Third, the title of the volume suggests proponents of both Kant and Hegel, but true to its origin at a conference from a network called “Hegel’s Relevance,” most authors are more sympathetic to Hegel than to Kant (1). Some contributions write as if Hegel’s critiques of Kant were definitive and Hegel’s positions decisive. Having more full-throated defenses of Kantian’s normativity and more engagement between the two as competing contemporary interpretations would have strengthened the volume. Nevertheless, the volume contributes importantly to our understanding of ethics and social philosophy in Hegel and German Idealism.
Contributions
Christian Hoffman’s article provides an excellent introduction to the relation between Bildung and holism in Hegel and how this differentiates him from Kant. Hoffman traces Hegel’s attempt to accomplish monistically and holistically what Kant tried to achieve dualistically for reason and freedom. (9-10, 13). Hoffman identifies Bildung “education” in PhG, as both breaking the natural harmony and building “a new and more differentiated form of the whole” (12). Hoffman also highlights the senses in which Hegel’s unity is active rather than a static thing (14).

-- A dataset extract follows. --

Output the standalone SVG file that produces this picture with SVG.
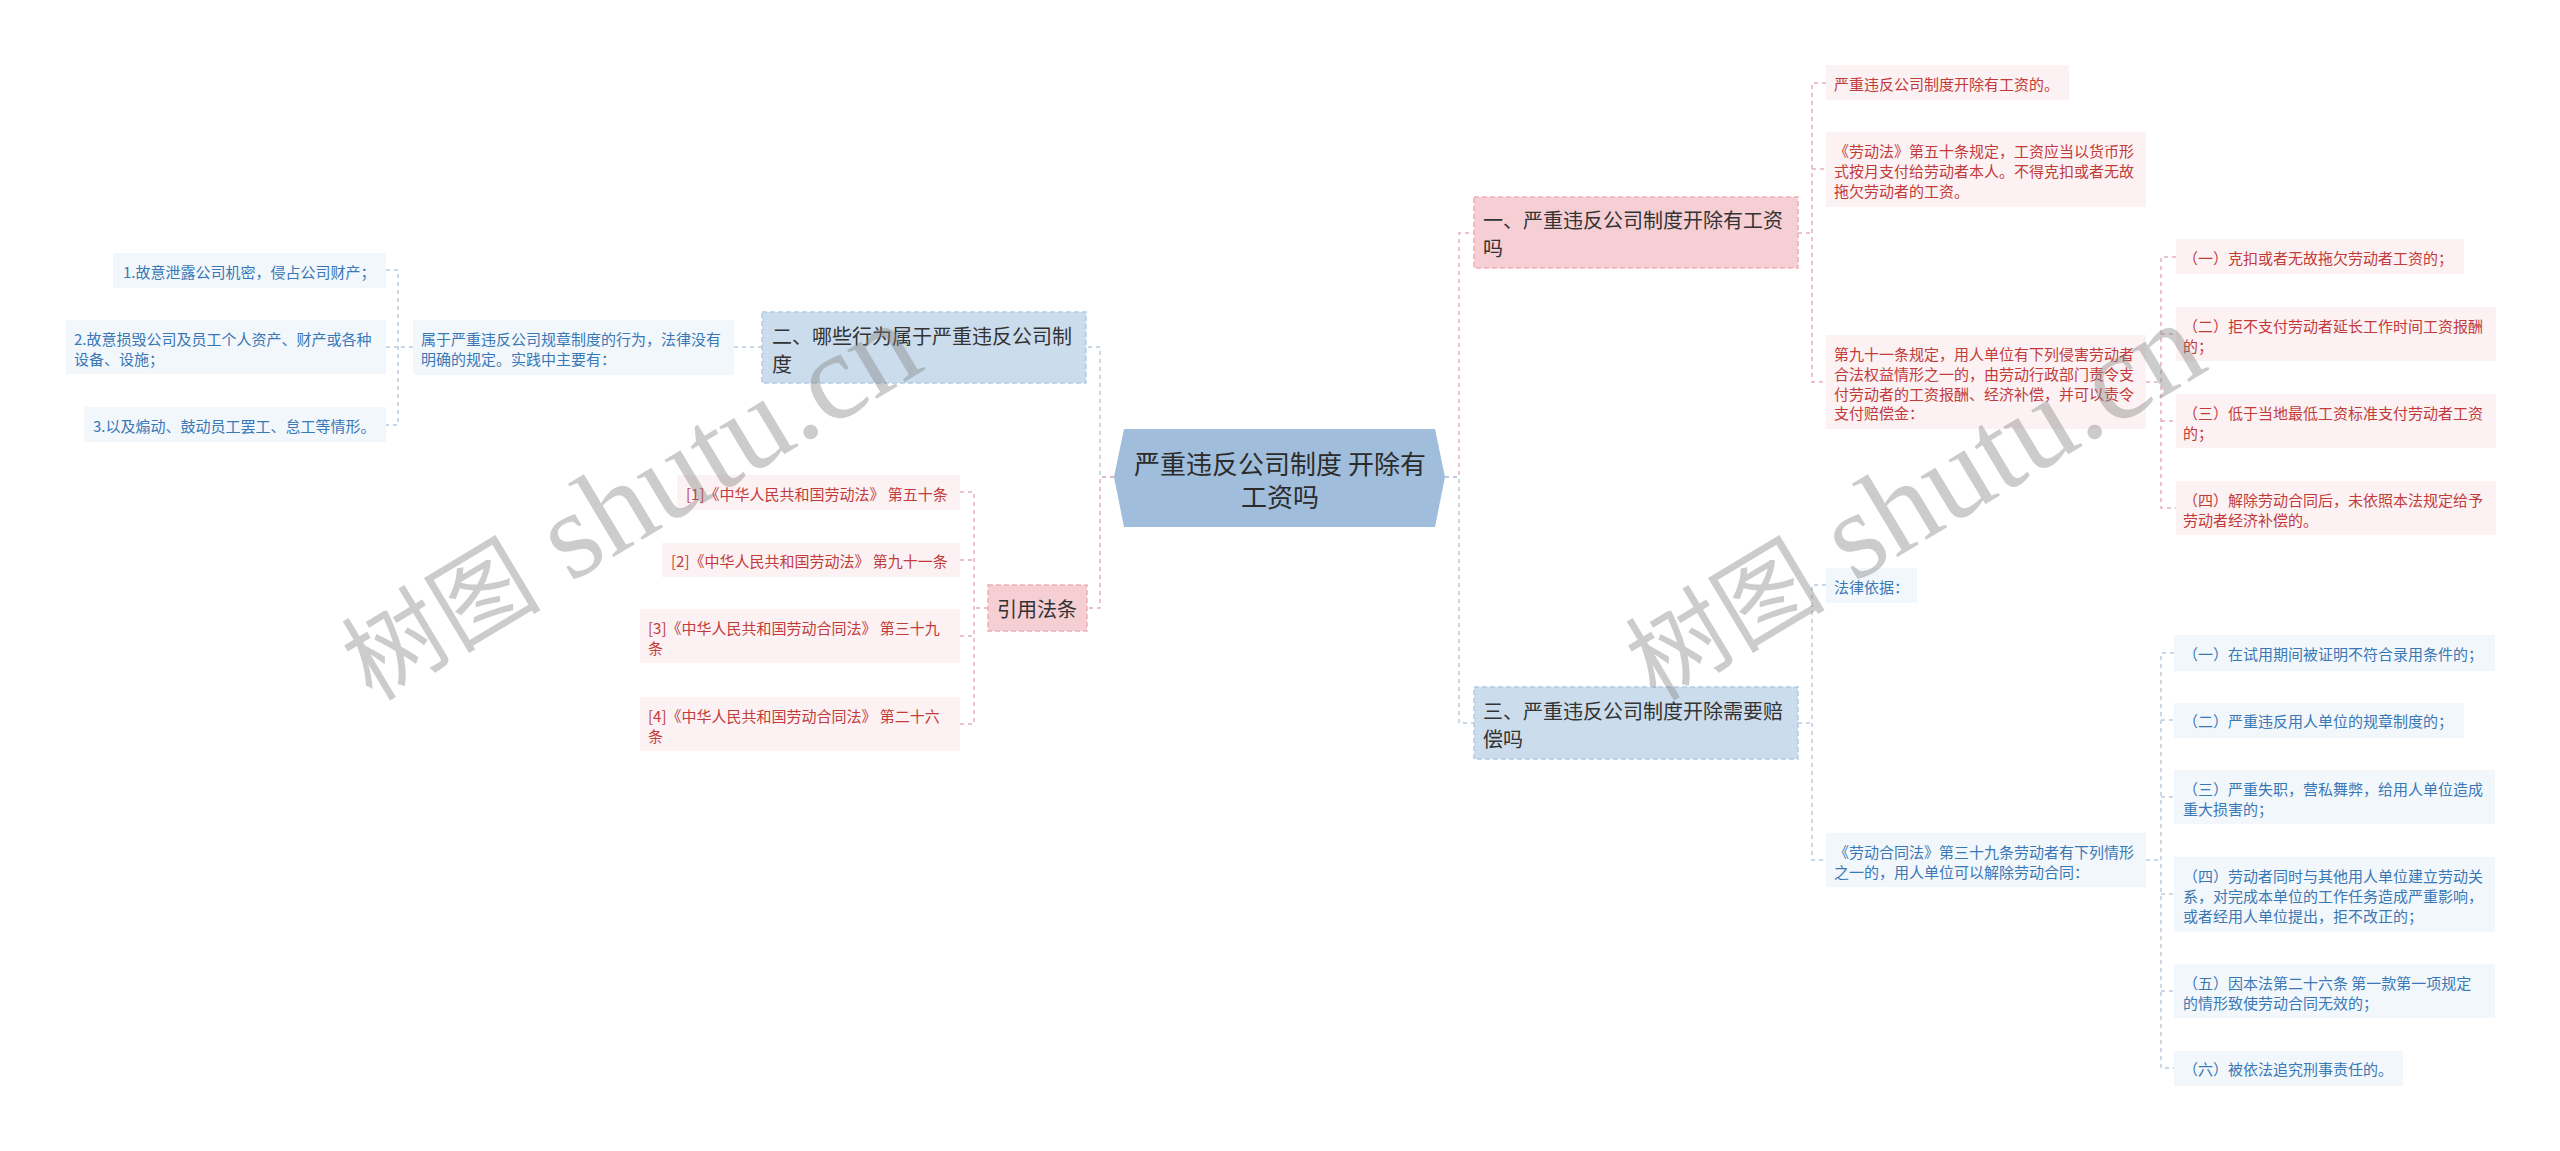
<svg xmlns="http://www.w3.org/2000/svg" width="2560" height="1151" viewBox="0 0 2560 1151">
<style>
text{font-family:"Noto Sans CJK SC","Noto Sans",sans-serif;dominant-baseline:central}
.s{font-size:15px}
.m{font-size:20px;fill:#333}
.c{font-size:26px;fill:#2b2b2b;text-anchor:middle}
.rt{fill:#c23b3b}
.bt{fill:#3a78b5}
.rl{fill:#fdf2f3}
.bl{fill:#f2f7fc}
.r1{fill:#f5cfd3;stroke:#eab0b6;stroke-width:1.5;stroke-dasharray:5 3}
.b1{fill:#cbdcec;stroke:#b3cae2;stroke-width:1.5;stroke-dasharray:5 3}
.lr{fill:none;stroke:#e6b0b6;stroke-width:1.5;stroke-dasharray:4 4}
.lb{fill:none;stroke:#b8cadf;stroke-width:1.5;stroke-dasharray:4 4}
.wm{fill:#808080;fill-opacity:0.4}
</style>
<g id="connectors">
<path class="lb" d="M1114 477H1100V347H1086"/>
<path class="lr" d="M1114 477H1100V608H1087"/>
<path class="lb" d="M734 347H762"/>
<path class="lb" d="M413 347H398M386 270H398V425H386M386 347H398"/>
<path class="lr" d="M988 608H974M960 492H974V724H960M960 560H974M960 636H974"/>
<path class="lr" d="M1445 477H1459V233H1474"/>
<path class="lb" d="M1445 477H1459V723H1474"/>
<path class="lr" d="M1798 233H1812M1826 83H1812V382H1826M1812 169H1826"/>
<path class="lr" d="M2146 382H2161M2176 257H2161V508H2176M2161 334H2176M2161 421H2176"/>
<path class="lb" d="M1798 723H1812M1826 585H1812V860H1826"/>
<path class="lb" d="M2146 860H2161M2174 653H2161V1068H2174M2161 720H2174M2161 797H2174M2161 894H2174M2161 991H2174"/>
</g>
<g id="center">
<polygon points="1114,477 1124,429 1435,429 1445,477 1435,527 1124,527" fill="#a0bddb"/>
<text class="c" x="1280" y="462">严重违反公司制度 开除有</text>
<text class="c" x="1280" y="495">工资吗</text>
</g>
<g id="n2">
<rect class="b1" x="762" y="312" width="324" height="71"/>
<text class="m" x="772" y="335">二、哪些行为属于严重违反公司制</text>
<text class="m" x="772" y="363">度</text>
</g>
<g id="n2a">
<rect class="bl" x="413" y="320" width="321" height="55"/>
<text class="s bt" x="421" y="338">属于严重违反公司规章制度的行为，法律没有</text>
<text class="s bt" x="421" y="358">明确的规定。实践中主要有：</text>
</g>
<g id="n2a1">
<rect class="bl" x="113" y="253" width="273" height="35"/>
<text class="s bt" x="123" y="271">1.故意泄露公司机密，侵占公司财产；</text>
</g>
<g id="n2a2">
<rect class="bl" x="66" y="320" width="320" height="54"/>
<text class="s bt" x="74" y="338">2.故意损毁公司及员工个人资产、财产或各种</text>
<text class="s bt" x="74" y="358">设备、设施；</text>
</g>
<g id="n2a3">
<rect class="bl" x="84" y="407" width="302" height="35"/>
<text class="s bt" x="93" y="425">3.以及煽动、鼓动员工罢工、怠工等情形。</text>
</g>
<g id="nref">
<rect class="r1" x="988" y="585" width="99" height="46"/>
<text class="m" x="1037" y="608" text-anchor="middle">引用法条</text>
</g>
<g id="ref1">
<rect class="rl" x="677" y="475" width="283" height="35"/>
<text class="s rt" x="686" y="493">[1]《中华人民共和国劳动法》 第五十条</text>
</g>
<g id="ref2">
<rect class="rl" x="662" y="543" width="298" height="34"/>
<text class="s rt" x="671" y="560">[2]《中华人民共和国劳动法》 第九十一条</text>
</g>
<g id="ref3">
<rect class="rl" x="640" y="609" width="320" height="54"/>
<text class="s rt" x="648" y="627">[3]《中华人民共和国劳动合同法》 第三十九</text>
<text class="s rt" x="648" y="647">条</text>
</g>
<g id="ref4">
<rect class="rl" x="640" y="697" width="320" height="54"/>
<text class="s rt" x="648" y="715">[4]《中华人民共和国劳动合同法》 第二十六</text>
<text class="s rt" x="648" y="735">条</text>
</g>
<g id="n1">
<rect class="r1" x="1474" y="197" width="324" height="71"/>
<text class="m" x="1483" y="219">一、严重违反公司制度开除有工资</text>
<text class="m" x="1483" y="247">吗</text>
</g>
<g id="n1a">
<rect class="rl" x="1826" y="65" width="243" height="35"/>
<text class="s rt" x="1834" y="83">严重违反公司制度开除有工资的。</text>
</g>
<g id="n1b">
<rect class="rl" x="1826" y="132" width="320" height="75"/>
<text class="s rt" x="1834" y="150">《劳动法》第五十条规定，工资应当以货币形</text>
<text class="s rt" x="1834" y="170">式按月支付给劳动者本人。不得克扣或者无故</text>
<text class="s rt" x="1834" y="190">拖欠劳动者的工资。</text>
</g>
<g id="n1c">
<rect class="rl" x="1826" y="335" width="320" height="94"/>
<text class="s rt" x="1834" y="353">第九十一条规定，用人单位有下列侵害劳动者</text>
<text class="s rt" x="1834" y="373">合法权益情形之一的，由劳动行政部门责令支</text>
<text class="s rt" x="1834" y="393">付劳动者的工资报酬、经济补偿，并可以责令</text>
<text class="s rt" x="1834" y="412">支付赔偿金：</text>
</g>
<g id="n1c1">
<rect class="rl" x="2176" y="239" width="288" height="35"/>
<text class="s rt" x="2183" y="257">（一）克扣或者无故拖欠劳动者工资的；</text>
</g>
<g id="n1c2">
<rect class="rl" x="2176" y="307" width="320" height="54"/>
<text class="s rt" x="2183" y="325">（二）拒不支付劳动者延长工作时间工资报酬</text>
<text class="s rt" x="2183" y="345">的；</text>
</g>
<g id="n1c3">
<rect class="rl" x="2176" y="394" width="320" height="54"/>
<text class="s rt" x="2183" y="412">（三）低于当地最低工资标准支付劳动者工资</text>
<text class="s rt" x="2183" y="432">的；</text>
</g>
<g id="n1c4">
<rect class="rl" x="2176" y="481" width="320" height="54"/>
<text class="s rt" x="2183" y="499">（四）解除劳动合同后，未依照本法规定给予</text>
<text class="s rt" x="2183" y="519">劳动者经济补偿的。</text>
</g>
<g id="n3">
<rect class="b1" x="1474" y="687" width="324" height="72"/>
<text class="m" x="1483" y="710">三、严重违反公司制度开除需要赔</text>
<text class="m" x="1483" y="738">偿吗</text>
</g>
<g id="n3a">
<rect class="bl" x="1826" y="568" width="91" height="35"/>
<text class="s bt" x="1834" y="586">法律依据：</text>
</g>
<g id="n3b">
<rect class="bl" x="1826" y="833" width="320" height="54"/>
<text class="s bt" x="1834" y="851">《劳动合同法》第三十九条劳动者有下列情形</text>
<text class="s bt" x="1834" y="871">之一的，用人单位可以解除劳动合同：</text>
</g>
<g id="n3b1">
<rect class="bl" x="2174" y="635" width="321" height="36"/>
<text class="s bt" x="2183" y="653">（一）在试用期间被证明不符合录用条件的；</text>
</g>
<g id="n3b2">
<rect class="bl" x="2174" y="703" width="290" height="35"/>
<text class="s bt" x="2183" y="720">（二）严重违反用人单位的规章制度的；</text>
</g>
<g id="n3b3">
<rect class="bl" x="2174" y="770" width="321" height="54"/>
<text class="s bt" x="2183" y="788">（三）严重失职，营私舞弊，给用人单位造成</text>
<text class="s bt" x="2183" y="808">重大损害的；</text>
</g>
<g id="n3b4">
<rect class="bl" x="2174" y="857" width="321" height="75"/>
<text class="s bt" x="2183" y="875">（四）劳动者同时与其他用人单位建立劳动关</text>
<text class="s bt" x="2183" y="895">系，对完成本单位的工作任务造成严重影响，</text>
<text class="s bt" x="2183" y="915">或者经用人单位提出，拒不改正的；</text>
</g>
<g id="n3b5">
<rect class="bl" x="2174" y="964" width="321" height="54"/>
<text class="s bt" x="2183" y="982">（五）因本法第二十六条 第一款第一项规定</text>
<text class="s bt" x="2183" y="1002">的情形致使劳动合同无效的；</text>
</g>
<g id="n3b6">
<rect class="bl" x="2174" y="1051" width="229" height="35"/>
<text class="s bt" x="2183" y="1068">（六）被依法追究刑事责任的。</text>
</g>
<g id="watermarks">
<text class="wm" transform="translate(372,702) rotate(-31)" style="dominant-baseline:alphabetic"><tspan font-size="100">树图</tspan><tspan font-family="Liberation Serif" font-size="124"> shutu.cn</tspan></text>
<text class="wm" transform="translate(1656,702) rotate(-31)" style="dominant-baseline:alphabetic"><tspan font-size="100">树图</tspan><tspan font-family="Liberation Serif" font-size="124"> shutu.cn</tspan></text>
</g>
</svg>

Turning to the system in the EPS and the PR, Hoffman first emphasizes how this holistic process is not just knowing but self-knowing (14-17). Hoffman joins to this sense in which Hegel’s holistic account refers to a common realm of shared freedom (19-22). Finally, Hoffman notes the relation between the Hegelian holism and its Aristotelian ancestry (inter alia 22-23). Hoffman addresses Kant’s idea of normativity as a dualistic account Hegel incorporates insights from but then supersedes.
Paul Cobben’s article progresses from problematic Humean impressions to dualistic Kantian intuitions to Hegel’s monistic resolution. First, Cobben develops how Kant’s intuitions solve the Humean predicament where impressions are both external and mind. Kant solves this problem in his apparatus of manifolds, imagination, and categories, which makes impressions mental and things-in-themselves external (27). Through this, Kant equates propositional and material truth when material truth is mediated by the Kantian apparatus (27-31). Cobben, following Gadamer, reads PhG’s first chapter as tracing out the Kantian account but rejecting its account of material truth (31-33). Cobben remarks that Hegel has demonstrated “The apperception of the Perception cannot justify how the manifold of intuitions can be connected into an objective material truth” (34). Unfortunately, the arguments substantiating this claim and the claims about Hegel’s “first truth of the understanding” and “second truth of the understanding” were truncated and hard to follow (34-35).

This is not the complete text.